Last season, the Supershapes received a new electronic damping system called Energy Management Circuit (EMC). Unlike the KERS technology it replaced, EMC operates both fore and aft of the binding, where it intercepts and neutralizes shock waves when they hit 80Hz. At speeds when many other skis begin to wobble, the latest Supershapes purr contentedly along.
While the returning Supershape e-Speed and e-Magnum retained their 2020 dimensions, the e-Rally plumped up to 78mm underfoot and the e-Titan is now 84mm. The change more clearly differentiates the Rally and Titan, with the former the pure carver and the latter a more versatile all-terrain tool. Head has once again re-set the performance bar for classic carving instruments.
Head is the only major brand to have made an entire women’s collection from scratch, without reference to a single unisex template. Head refreshed its original Joy collection two seasons ago, beefing up their construction with more wood in the core to go along with its Graphene-infused glass. In 2021, Head created a new Joy at the top of the series, the aptly named Power Joy, that uses Head’s premium Worldcup Sandwich Cap construction, embellished with EMC to ensure it has no top end. Women who prefer to travel off-trail have the option of the Kore 87 W, which to all intents and purposes is the same as the unisex Kore 87.
The 2022 Season
The big news at Head is a series of small but significant tweaks to every one of Head’s popular Kore series, including the introduction of a new model, the Kore 111. The main structural change is the elimination of synthetic Koroyd in favor of a full dose of Karuba and poplar in its now all-wood core. The flex pattern has also been fiddled with, creating a stiffer stick in the thinner widths that will spend more time on hard snow, while the wider versions are softer and more responsive.

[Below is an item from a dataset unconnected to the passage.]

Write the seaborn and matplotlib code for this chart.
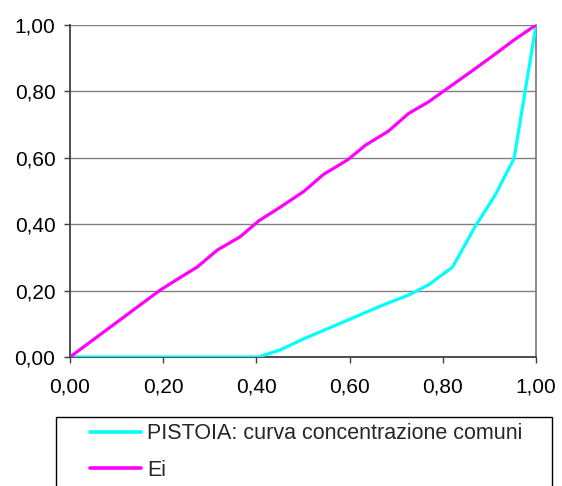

Another small change with a big effect is how the top edge has been rounded off, so the ski can slide sideways almost without resistance. On a Big Mountain model with the girth of the new Kore 111, this makes a huge difference in how easy it is to swivel the bottom of the turn, a labor-saver that will prolong your powder day.
The new Kore line comes in more sizes, at 7cm increments, so skiers can find the length that’s tailored to their specifications. Taken in toto, the various modifications made to all the Kore models, men’s and women’s alike, have improved the skis’ snow feel to the point that, light weight aside, it’s indistinguishable from a well-made traditional ski.